Comparing the extracts of fermenter and mycelia of CKL005 on inhibiting C. gloeosporioides, the results demonstrated that mycelial extract by ethyl acetate had better efficacy than fermenter. The EC50 of fermenter extract to C. gloeosporioides was more than 500 mg/L. However, the EC50 of mycelial extract to different plant pathogens were lower than fermenter extract. The EC50 of mycelial extract to Botrytis cinerea, Althernaria brassicicola, C. gloeosporioides and C. higginsianum were 50.66±0.07 , 17.56±0.07,7.84±0.09 and 4.39±0.07 mg/L. The other side, the EC50 of mycelial extract to Phytophthora capsici was 282.53±0.07 mg/L. However, the EC50 of mycelial extract to three formae speciales of Fusarium oxysporium and Rhizoctonia solani were more than 500 mg/L. Based on HPLC analysis, the fraction 4 extracted by 90% ethyl acetate and 10 methanol had highest efficacy on inhibiting C. gloeosporioides and C. higginsianum.

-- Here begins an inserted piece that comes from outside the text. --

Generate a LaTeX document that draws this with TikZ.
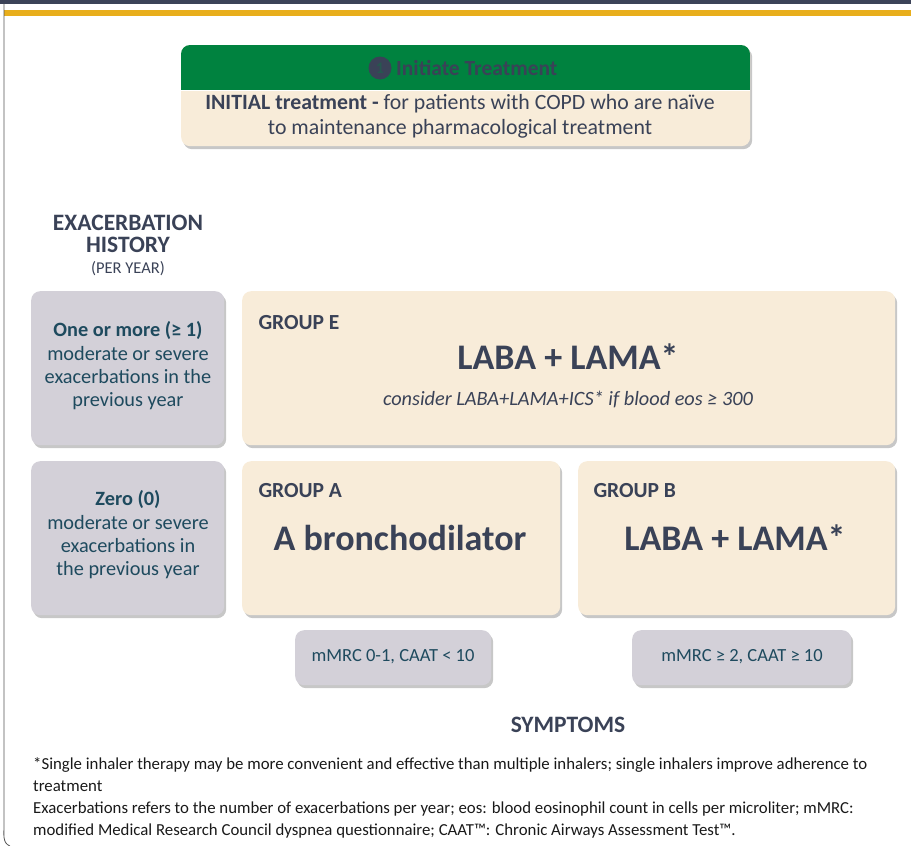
\documentclass[tikz,border=0pt]{standalone}
\usepackage{fontspec}
\setmainfont{Carlito}
\usetikzlibrary{shadows}
\definecolor{navybar}{HTML}{3C4358}
\definecolor{goldbar}{HTML}{E8AE1C}
\definecolor{hdrgreen}{HTML}{00823F}
\definecolor{creamfill}{HTML}{F8ECD9}
\definecolor{grayfill}{HTML}{D3D0D8}
\definecolor{navytext}{HTML}{3A4257}
\definecolor{tealtext}{HTML}{1E4A5E}
\definecolor{bordergray}{HTML}{555555}
\tikzset{
  boxbase/.style={rounded corners=9pt, anchor=north west, inner sep=0pt,
    drop shadow={shadow xshift=2pt, shadow yshift=-3pt, opacity=0.4, fill=black!55}},
  creambox/.style={boxbase, fill=creamfill},
  graybox/.style={boxbase, fill=grayfill},
  graytext/.style={text=tealtext, align=center, font=\fontsize{20.3}{23.3}\selectfont},
  grouplabel/.style={anchor=west, text=navytext, font=\bfseries\fontsize{21.5}{24}\selectfont},
  bigtext/.style={text=navytext, font=\bfseries\fontsize{36}{40}\selectfont},
  sympttext/.style={text=tealtext, font=\fontsize{18.5}{22}\selectfont},
}
\begin{document}
\begin{tikzpicture}[x=1pt,y=-1pt]
\useasboundingbox (0,0) rectangle (911,846);
% top bars and left border
\fill[navybar] (0,0) rectangle (911,3.5);
\fill[goldbar] (4,9.5) rectangle (911,16);
\draw[bordergray, line width=0.8pt] (4,3.5) -- (4,826) to[out=270, in=160] (10,846);
% initiate treatment box
\node[creambox, minimum width=569pt, minimum height=101pt] (init) at (181,45) {};
\begin{scope}
  \clip[rounded corners=9pt] (181,45) rectangle (750,146);
  \fill[hdrgreen] (181,45) rectangle (750,90);
\end{scope}
\draw[white, line width=1pt] (181,90.5) -- (750,90.5);
\node[circle, fill=navytext, minimum size=23pt, inner sep=0pt, text=hdrgreen!35!navytext,
      font=\bfseries\fontsize{16}{16}\selectfont] (num) at (380,68) {1};
\node[anchor=west, text=navytext, font=\bfseries\fontsize{21.5}{24}\selectfont, inner sep=0pt]
      (inittitle) at (396,68.5) {Initiate Treatment};
\node[align=center, text=navytext, font=\fontsize{21.8}{25}\selectfont] (inittext) at (460,116)
  {\textbf{INITIAL treatment -} for patients with COPD who are naïve\\to maintenance pharmacological treatment};
% exacerbation history heading
\node[align=center, text=navytext, font=\bfseries\fontsize{23.5}{22}\selectfont] (exh) at (128,234) {EXACERBATION\\HISTORY};
\node[text=navytext, font=\fontsize{16.5}{18}\selectfont] (peryear) at (128,269) {(PER YEAR)};
% row boxes
\node[graybox, minimum width=193pt, minimum height=154pt] (row1) at (31,291) {};
\node[graybox, minimum width=193pt, minimum height=154pt] (row0) at (31,461) {};
\node[creambox, minimum width=653pt, minimum height=154pt] (grpE) at (242,291) {};
\node[creambox, minimum width=318pt, minimum height=154pt] (grpA) at (242,461) {};
\node[creambox, minimum width=317pt, minimum height=154pt] (grpB) at (578,461) {};
\node[graybox, minimum width=196pt, minimum height=55pt] (symA) at (295,630) {};
\node[graybox, minimum width=219pt, minimum height=55pt] (symB) at (632,630) {};
% row texts
\node[graytext] (row1t) at (128,366) {\textbf{One or more (≥ 1)}\\moderate or severe\\exacerbations in the\\previous year};
\node[graytext] (row0t) at (128,535) {\textbf{Zero (0)}\\moderate or severe\\exacerbations in\\the previous year};
% group E
\node[grouplabel] (gEl) at (255,323) {GROUP E};
\node[bigtext] (gEt) at (568,357) {LABA + LAMA*};
\node[text=navytext, font=\itshape\fontsize{20.3}{22}\selectfont] (gEc) at (568,399) {consider LABA+LAMA+ICS* if blood eos ≥ 300};
% group A
\node[grouplabel] (gAl) at (255,491) {GROUP A};
\node[bigtext] (gAt) at (400,538) {A bronchodilator};
% group B
\node[grouplabel] (gBl) at (590,491) {GROUP B};
\node[bigtext] (gBt) at (735,538) {LABA + LAMA*};
% symptoms
\node[sympttext] (symAt) at (393,657) {mMRC 0-1, CAAT < 10};
\node[sympttext] (symBt) at (742,657) {mMRC ≥ 2, CAAT ≥ 10};
\node[text=navytext, font=\bfseries\fontsize{23.5}{24}\selectfont] (sympt) at (568,725) {SYMPTOMS};
% footnotes
\node[anchor=north west, align=left, inner sep=0pt, text=black!90, font=\fontsize{16.8}{22}\selectfont] (foot) at (33,757)
  {*Single inhaler therapy may be more convenient and effective than multiple inhalers; single inhalers improve adherence to\\
   treatment\\
   Exacerbations refers to the number of exacerbations per year; eos: blood eosinophil count in cells per microliter; mMRC:\\
   modified Medical Research Council dyspnea questionnaire; CAAT™: Chronic Airways Assessment Test™.};
\end{tikzpicture}
\end{document}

The further analysis by GC-MS, the major compounds of mycelial extract included β-carotene, glycerol 1-palmitate, prednisolone acetate, ergosterol, gammabufotalin, hydrocortilsoreacetate, digitoxin and gibberellic acid. In this study, the volatile compounds produced by CKL005 isolate showed inhibition on mycelial growth of C. higginsianum. The GC-MS analysis indicated that several compounds might associate with inhibition to C. higginsianum, including 2,5-Cyclohexadiene-1,4- dione,2,6-bis(1,1-dimethylethy)-, 2,6-Bis(1,1-dimethylethyl)-4-methylphenol (BHT) and (3H)-one, 3,6,7-thimethoxy- isobenzofuran-1. For test the efficacy of mycelial extract on controlling C. higginsianum in greenhouse, the results showed that spraying 10 or 100 mg / L of mycelial extract could reduced disease servity 27% at least. A preliminary test on the germination of cabbage seeds, results showed the germination rate were improved and the weight of seedlings were enhanced by soacking with 10 mg/L mycelial extraction of CKL005 isolate.